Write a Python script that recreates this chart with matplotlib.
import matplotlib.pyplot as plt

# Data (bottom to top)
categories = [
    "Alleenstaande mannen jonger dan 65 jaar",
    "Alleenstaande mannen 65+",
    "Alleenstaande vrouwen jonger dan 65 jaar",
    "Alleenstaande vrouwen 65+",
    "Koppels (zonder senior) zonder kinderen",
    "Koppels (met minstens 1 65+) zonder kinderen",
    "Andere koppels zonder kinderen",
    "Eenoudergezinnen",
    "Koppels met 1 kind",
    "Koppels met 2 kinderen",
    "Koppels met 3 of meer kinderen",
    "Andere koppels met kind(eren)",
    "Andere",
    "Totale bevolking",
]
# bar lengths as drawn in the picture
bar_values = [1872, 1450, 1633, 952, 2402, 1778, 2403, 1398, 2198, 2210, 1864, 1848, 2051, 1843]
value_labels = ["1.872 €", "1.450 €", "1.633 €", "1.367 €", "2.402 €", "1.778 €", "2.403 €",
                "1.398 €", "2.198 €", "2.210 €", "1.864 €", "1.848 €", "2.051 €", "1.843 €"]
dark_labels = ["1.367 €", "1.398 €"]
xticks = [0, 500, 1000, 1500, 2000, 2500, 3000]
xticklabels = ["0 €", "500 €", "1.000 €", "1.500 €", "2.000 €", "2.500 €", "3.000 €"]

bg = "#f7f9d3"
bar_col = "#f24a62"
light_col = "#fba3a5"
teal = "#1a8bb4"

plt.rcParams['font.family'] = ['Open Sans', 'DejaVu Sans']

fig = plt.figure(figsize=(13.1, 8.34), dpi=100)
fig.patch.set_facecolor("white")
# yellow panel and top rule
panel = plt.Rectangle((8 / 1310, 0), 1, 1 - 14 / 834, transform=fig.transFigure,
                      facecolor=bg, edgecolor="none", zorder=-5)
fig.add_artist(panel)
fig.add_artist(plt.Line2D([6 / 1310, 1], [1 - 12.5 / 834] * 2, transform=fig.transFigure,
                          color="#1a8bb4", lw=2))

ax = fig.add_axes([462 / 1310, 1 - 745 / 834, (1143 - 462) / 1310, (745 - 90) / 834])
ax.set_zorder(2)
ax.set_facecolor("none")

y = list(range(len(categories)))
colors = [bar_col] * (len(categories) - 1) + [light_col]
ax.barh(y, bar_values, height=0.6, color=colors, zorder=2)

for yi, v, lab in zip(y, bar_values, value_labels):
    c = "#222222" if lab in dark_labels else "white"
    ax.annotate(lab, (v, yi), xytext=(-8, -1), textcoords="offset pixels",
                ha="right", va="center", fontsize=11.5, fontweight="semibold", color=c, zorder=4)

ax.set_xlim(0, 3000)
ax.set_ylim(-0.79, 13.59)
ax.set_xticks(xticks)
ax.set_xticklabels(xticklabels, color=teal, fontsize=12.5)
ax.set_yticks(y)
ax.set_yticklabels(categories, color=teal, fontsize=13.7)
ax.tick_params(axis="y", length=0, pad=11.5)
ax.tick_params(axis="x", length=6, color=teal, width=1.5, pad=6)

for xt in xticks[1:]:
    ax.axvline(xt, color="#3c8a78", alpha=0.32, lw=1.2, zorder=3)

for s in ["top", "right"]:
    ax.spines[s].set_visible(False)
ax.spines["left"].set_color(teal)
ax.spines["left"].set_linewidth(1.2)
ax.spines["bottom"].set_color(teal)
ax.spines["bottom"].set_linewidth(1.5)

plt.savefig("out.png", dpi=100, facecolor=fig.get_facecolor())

########################################

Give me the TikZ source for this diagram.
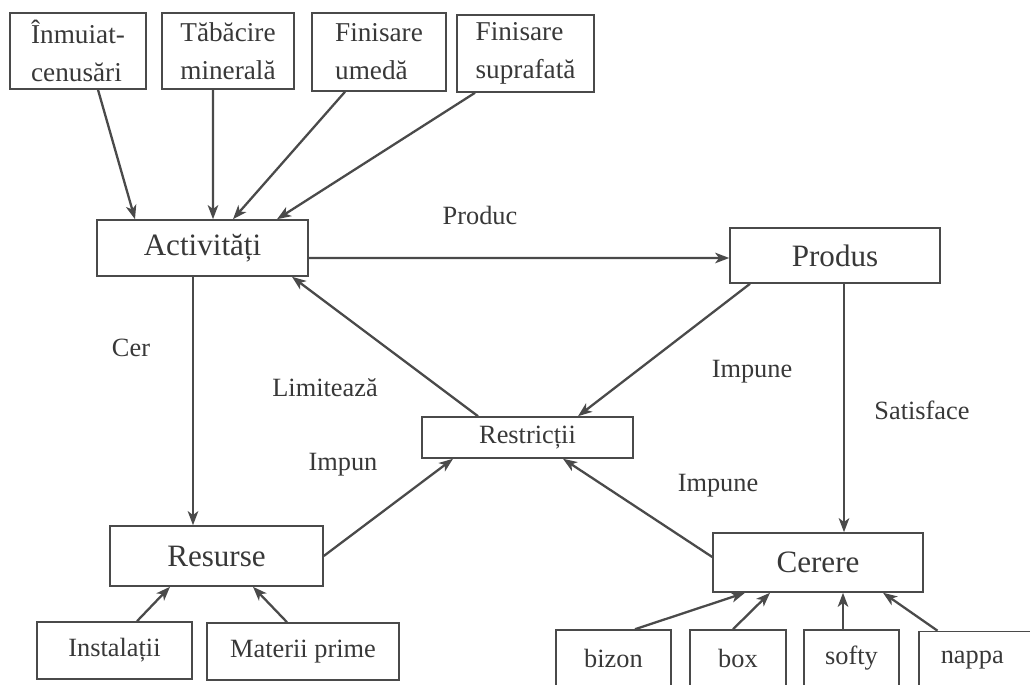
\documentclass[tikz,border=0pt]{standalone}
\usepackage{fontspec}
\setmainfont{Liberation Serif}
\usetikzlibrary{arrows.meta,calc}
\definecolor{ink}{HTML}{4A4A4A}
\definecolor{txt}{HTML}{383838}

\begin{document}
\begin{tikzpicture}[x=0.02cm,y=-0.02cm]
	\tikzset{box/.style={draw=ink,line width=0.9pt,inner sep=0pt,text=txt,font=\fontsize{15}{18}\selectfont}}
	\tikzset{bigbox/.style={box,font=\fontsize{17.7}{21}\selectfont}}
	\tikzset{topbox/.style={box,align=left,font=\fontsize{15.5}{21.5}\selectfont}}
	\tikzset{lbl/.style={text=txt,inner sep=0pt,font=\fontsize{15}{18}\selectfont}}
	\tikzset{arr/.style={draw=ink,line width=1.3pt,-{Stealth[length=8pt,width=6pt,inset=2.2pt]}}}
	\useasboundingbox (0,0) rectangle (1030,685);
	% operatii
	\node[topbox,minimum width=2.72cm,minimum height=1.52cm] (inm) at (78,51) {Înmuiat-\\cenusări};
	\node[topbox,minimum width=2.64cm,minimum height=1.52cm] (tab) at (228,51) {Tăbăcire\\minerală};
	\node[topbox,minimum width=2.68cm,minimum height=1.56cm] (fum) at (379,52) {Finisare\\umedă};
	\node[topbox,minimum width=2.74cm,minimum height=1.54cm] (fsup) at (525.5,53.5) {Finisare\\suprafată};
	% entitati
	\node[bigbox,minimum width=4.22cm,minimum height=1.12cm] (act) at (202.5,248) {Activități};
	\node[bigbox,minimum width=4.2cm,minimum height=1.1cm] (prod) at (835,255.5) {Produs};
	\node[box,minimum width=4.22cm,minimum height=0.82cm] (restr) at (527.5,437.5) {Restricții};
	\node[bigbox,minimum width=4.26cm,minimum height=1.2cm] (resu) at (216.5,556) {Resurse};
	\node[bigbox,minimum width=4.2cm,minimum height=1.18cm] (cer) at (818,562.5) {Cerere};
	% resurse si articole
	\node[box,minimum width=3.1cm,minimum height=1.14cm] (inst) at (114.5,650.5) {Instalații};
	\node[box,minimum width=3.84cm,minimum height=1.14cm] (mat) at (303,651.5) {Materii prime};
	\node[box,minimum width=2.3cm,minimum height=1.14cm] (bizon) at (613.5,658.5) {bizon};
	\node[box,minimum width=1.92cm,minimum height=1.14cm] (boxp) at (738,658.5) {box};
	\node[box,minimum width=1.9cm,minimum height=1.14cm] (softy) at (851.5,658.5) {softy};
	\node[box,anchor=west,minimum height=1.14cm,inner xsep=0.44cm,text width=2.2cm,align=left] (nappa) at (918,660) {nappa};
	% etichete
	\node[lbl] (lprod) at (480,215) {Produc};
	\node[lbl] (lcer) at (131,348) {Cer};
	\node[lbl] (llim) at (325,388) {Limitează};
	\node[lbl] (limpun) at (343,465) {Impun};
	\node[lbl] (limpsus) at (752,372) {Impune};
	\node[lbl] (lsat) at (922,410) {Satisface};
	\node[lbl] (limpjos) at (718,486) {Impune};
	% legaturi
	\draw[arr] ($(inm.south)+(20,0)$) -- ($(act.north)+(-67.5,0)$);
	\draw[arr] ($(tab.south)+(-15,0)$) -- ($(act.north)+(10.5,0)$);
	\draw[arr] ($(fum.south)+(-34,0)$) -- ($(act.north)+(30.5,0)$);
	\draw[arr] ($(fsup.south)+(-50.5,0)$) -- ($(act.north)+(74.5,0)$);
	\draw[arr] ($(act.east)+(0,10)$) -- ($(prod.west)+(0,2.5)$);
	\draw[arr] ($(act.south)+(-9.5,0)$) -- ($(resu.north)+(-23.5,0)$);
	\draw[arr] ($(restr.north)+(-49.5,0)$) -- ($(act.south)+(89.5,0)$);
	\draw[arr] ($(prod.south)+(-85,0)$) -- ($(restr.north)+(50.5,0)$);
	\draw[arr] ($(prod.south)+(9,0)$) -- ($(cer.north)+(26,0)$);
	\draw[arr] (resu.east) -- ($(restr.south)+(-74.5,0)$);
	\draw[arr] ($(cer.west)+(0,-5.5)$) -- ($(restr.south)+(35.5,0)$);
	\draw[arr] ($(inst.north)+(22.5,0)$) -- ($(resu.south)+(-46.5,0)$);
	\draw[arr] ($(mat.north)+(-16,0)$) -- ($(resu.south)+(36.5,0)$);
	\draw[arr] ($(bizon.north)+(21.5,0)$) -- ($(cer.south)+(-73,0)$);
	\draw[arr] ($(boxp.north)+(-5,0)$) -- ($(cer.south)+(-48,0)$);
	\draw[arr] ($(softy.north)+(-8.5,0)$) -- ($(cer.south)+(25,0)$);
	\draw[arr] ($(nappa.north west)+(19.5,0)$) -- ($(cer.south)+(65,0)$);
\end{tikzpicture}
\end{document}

########################################

• TASK REQUIREMENTS: Quote the listing above, but only from the line that shows "Write a Python" through the line that shows "import matplotlib.pyplot as plt".

• SOLUTION FOR THIS PROBLEM:
Write a Python script that recreates this chart with matplotlib.
import matplotlib.pyplot as plt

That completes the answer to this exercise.